### SUPPLIED DATA
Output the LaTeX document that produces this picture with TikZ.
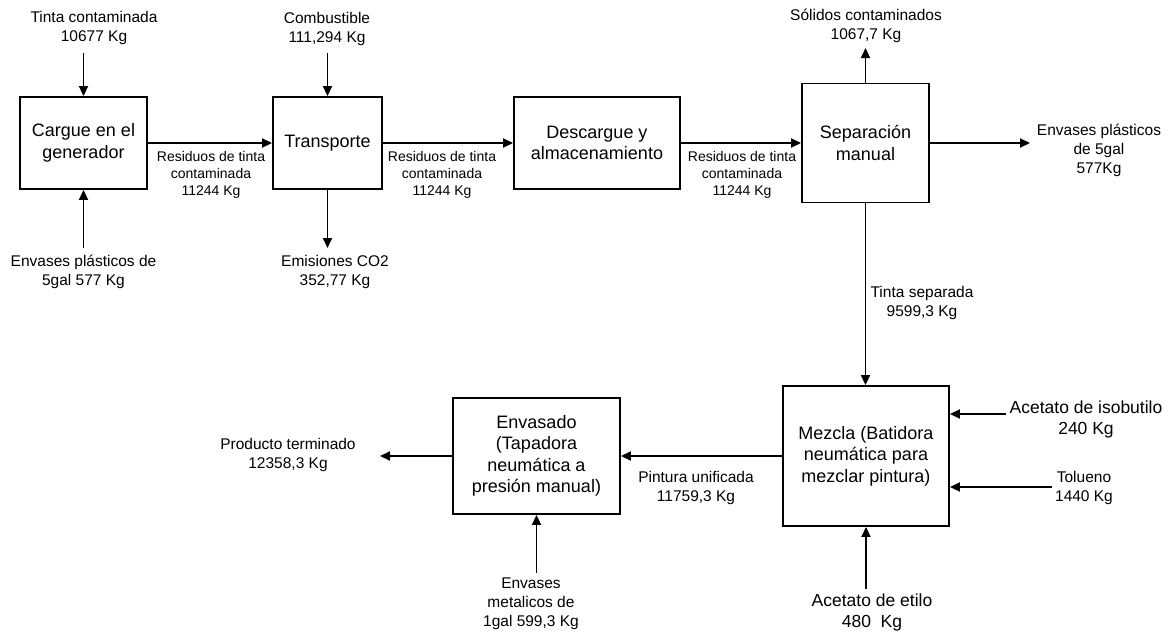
\documentclass[tikz,border=0pt]{standalone}
\usepackage{fontspec}
\setmainfont{Liberation Sans}
\usetikzlibrary{arrows.meta,calc}
\begin{document}
\begin{tikzpicture}[x=1pt,y=-1pt,
  boxnode/.style={draw=black,line width=1.9pt,inner sep=0pt,align=center,font=\fontsize{18}{21.5}\selectfont},
  iolabel/.style={align=center,inner sep=0pt,font=\fontsize{15.5}{19}\selectfont},
  biglabel/.style={align=center,inner sep=0pt,font=\fontsize{17.5}{21}\selectfont},
  flowlabel/.style={align=center,inner sep=0pt,font=\fontsize{14}{17}\selectfont},
  arr/.style={line width=1.9pt,-{Triangle[length=10pt,width=9pt]}}]
\fill[white] (0,0) rectangle (1168,632);
\useasboundingbox (0,0) rectangle (1168,632);
% boxes
\node[boxnode,minimum width=127,minimum height=92] (b1) at (83.5,143) {Cargue en el\\generador};
\node[boxnode,minimum width=109,minimum height=92] (b2) at (327.5,143) {Transporte};
\node[boxnode,minimum width=166,minimum height=92] (b3) at (597,143) {Descargue y\\almacenamiento};
\node[boxnode,minimum width=127,minimum height=119] (b4) at (865.5,143) {Separación\\manual};
\node[boxnode,minimum width=166,minimum height=140] (b5) at (866,456) {Mezcla (Batidora\\neumática para\\mezclar pintura)};
\node[boxnode,minimum width=167,minimum height=116] (b6) at (536.5,456) {Envasado\\(Tapadora\\neumática a\\presión manual)};
% input / output labels
\node[iolabel] (tinta) at (94,27.5) {Tinta contaminada\\10677 Kg};
\node[iolabel] (comb) at (327,28.5) {Combustible\\111,294 Kg};
\node[iolabel] (envp) at (83.5,271.5) {Envases plásticos de\\5gal 577 Kg};
\node[iolabel] (emis) at (335,271.5) {Emisiones CO2\\352,77 Kg};
\node[iolabel] (solid) at (866,26) {Sólidos contaminados\\1067,7 Kg};
\node[iolabel] (envr) at (1099,150) {Envases plásticos\\de 5gal\\577Kg};
\node[iolabel] (tsep) at (922,302.5) {Tinta separada\\9599,3 Kg};
\node[biglabel] (isob) at (1086,419.5) {Acetato de isobutilo\\240 Kg};
\node[iolabel] (tolu) at (1084,487.5) {Tolueno\\1440 Kg};
\node[biglabel] (etil) at (872,612.5) {Acetato de etilo\\480~~Kg};
\node[iolabel] (met) at (531,604) {Envases\\metalicos de\\1gal 599,3 Kg};
\node[iolabel] (prod) at (288,455) {Producto terminado\\12358,3 Kg};
% flow labels
\node[flowlabel] (r1) at (211,175) {Residuos de tinta\\contaminada\\11244 Kg};
\node[flowlabel] (r2) at (442,175) {Residuos de tinta\\contaminada\\11244 Kg};
\node[flowlabel] (r3) at (742,175) {Residuos de tinta\\contaminada\\11244 Kg};
\node[iolabel] (pint) at (696,487.5) {Pintura unificada\\11759,3 Kg};
% free arrow ends
\coordinate (cTinta) at (83.5,53);
\coordinate (cComb) at (327.5,53);
\coordinate (cEnvp) at (83.5,248);
\coordinate (cEmis) at (327.5,248);
\coordinate (cSolid) at (865.5,48);
\coordinate (cEnvr) at (1030,143);
\coordinate (cIsob) at (1006,414);
\coordinate (cTolu) at (1052,487);
\coordinate (cEtil) at (866,589);
\coordinate (cProd) at (380,456);
\coordinate (cMet) at (536.5,573);
% connectors
\draw[arr] (cTinta) -- (b1.north);
\draw[arr] (cEnvp) -- (b1.south);
\draw[arr] (cComb) -- (b2.north);
\draw[arr] (b2.south) -- (cEmis);
\draw[arr] (b1.east) -- (b2.west);
\draw[arr] (b2.east) -- (b3.west);
\draw[arr] (b3.east) -- (b3.east -| b4.west);
\draw[arr] (b4.north) -- (cSolid);
\draw[arr] (b4.east) -- (cEnvr);
\draw[arr] (b4.south) -- (b4.south |- b5.north);
\draw[arr] (cIsob) -- (cIsob -| b5.east);
\draw[arr] (cTolu) -- (cTolu -| b5.east);
\draw[arr] (cEtil) -- (b5.south);
\draw[arr] (b5.west) -- (b6.east);
\draw[arr] (b6.west) -- (cProd);
\draw[arr] (cMet) -- (b6.south);
\end{tikzpicture}
\end{document}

### WHAT THE TASK ASKS
Without including any pictures, print all of the material exactly as given.

### ANSWER TO THIS PROBLEM
Output the LaTeX document that produces this picture with TikZ.
\documentclass[tikz,border=0pt]{standalone}
\usepackage{fontspec}
\setmainfont{Liberation Sans}
\usetikzlibrary{arrows.meta,calc}
\begin{document}
\begin{tikzpicture}[x=1pt,y=-1pt,
  boxnode/.style={draw=black,line width=1.9pt,inner sep=0pt,align=center,font=\fontsize{18}{21.5}\selectfont},
  iolabel/.style={align=center,inner sep=0pt,font=\fontsize{15.5}{19}\selectfont},
  biglabel/.style={align=center,inner sep=0pt,font=\fontsize{17.5}{21}\selectfont},
  flowlabel/.style={align=center,inner sep=0pt,font=\fontsize{14}{17}\selectfont},
  arr/.style={line width=1.9pt,-{Triangle[length=10pt,width=9pt]}}]
\fill[white] (0,0) rectangle (1168,632);
\useasboundingbox (0,0) rectangle (1168,632);
% boxes
\node[boxnode,minimum width=127,minimum height=92] (b1) at (83.5,143) {Cargue en el\\generador};
\node[boxnode,minimum width=109,minimum height=92] (b2) at (327.5,143) {Transporte};
\node[boxnode,minimum width=166,minimum height=92] (b3) at (597,143) {Descargue y\\almacenamiento};
\node[boxnode,minimum width=127,minimum height=119] (b4) at (865.5,143) {Separación\\manual};
\node[boxnode,minimum width=166,minimum height=140] (b5) at (866,456) {Mezcla (Batidora\\neumática para\\mezclar pintura)};
\node[boxnode,minimum width=167,minimum height=116] (b6) at (536.5,456) {Envasado\\(Tapadora\\neumática a\\presión manual)};
% input / output labels
\node[iolabel] (tinta) at (94,27.5) {Tinta contaminada\\10677 Kg};
\node[iolabel] (comb) at (327,28.5) {Combustible\\111,294 Kg};
\node[iolabel] (envp) at (83.5,271.5) {Envases plásticos de\\5gal 577 Kg};
\node[iolabel] (emis) at (335,271.5) {Emisiones CO2\\352,77 Kg};
\node[iolabel] (solid) at (866,26) {Sólidos contaminados\\1067,7 Kg};
\node[iolabel] (envr) at (1099,150) {Envases plásticos\\de 5gal\\577Kg};
\node[iolabel] (tsep) at (922,302.5) {Tinta separada\\9599,3 Kg};
\node[biglabel] (isob) at (1086,419.5) {Acetato de isobutilo\\240 Kg};
\node[iolabel] (tolu) at (1084,487.5) {Tolueno\\1440 Kg};
\node[biglabel] (etil) at (872,612.5) {Acetato de etilo\\480~~Kg};
\node[iolabel] (met) at (531,604) {Envases\\metalicos de\\1gal 599,3 Kg};
\node[iolabel] (prod) at (288,455) {Producto terminado\\12358,3 Kg};
% flow labels
\node[flowlabel] (r1) at (211,175) {Residuos de tinta\\contaminada\\11244 Kg};
\node[flowlabel] (r2) at (442,175) {Residuos de tinta\\contaminada\\11244 Kg};
\node[flowlabel] (r3) at (742,175) {Residuos de tinta\\contaminada\\11244 Kg};
\node[iolabel] (pint) at (696,487.5) {Pintura unificada\\11759,3 Kg};
% free arrow ends
\coordinate (cTinta) at (83.5,53);
\coordinate (cComb) at (327.5,53);
\coordinate (cEnvp) at (83.5,248);
\coordinate (cEmis) at (327.5,248);
\coordinate (cSolid) at (865.5,48);
\coordinate (cEnvr) at (1030,143);
\coordinate (cIsob) at (1006,414);
\coordinate (cTolu) at (1052,487);
\coordinate (cEtil) at (866,589);
\coordinate (cProd) at (380,456);
\coordinate (cMet) at (536.5,573);
% connectors
\draw[arr] (cTinta) -- (b1.north);
\draw[arr] (cEnvp) -- (b1.south);
\draw[arr] (cComb) -- (b2.north);
\draw[arr] (b2.south) -- (cEmis);
\draw[arr] (b1.east) -- (b2.west);
\draw[arr] (b2.east) -- (b3.west);
\draw[arr] (b3.east) -- (b3.east -| b4.west);
\draw[arr] (b4.north) -- (cSolid);
\draw[arr] (b4.east) -- (cEnvr);
\draw[arr] (b4.south) -- (b4.south |- b5.north);
\draw[arr] (cIsob) -- (cIsob -| b5.east);
\draw[arr] (cTolu) -- (cTolu -| b5.east);
\draw[arr] (cEtil) -- (b5.south);
\draw[arr] (b5.west) -- (b6.east);
\draw[arr] (b6.west) -- (cProd);
\draw[arr] (cMet) -- (b6.south);
\end{tikzpicture}
\end{document}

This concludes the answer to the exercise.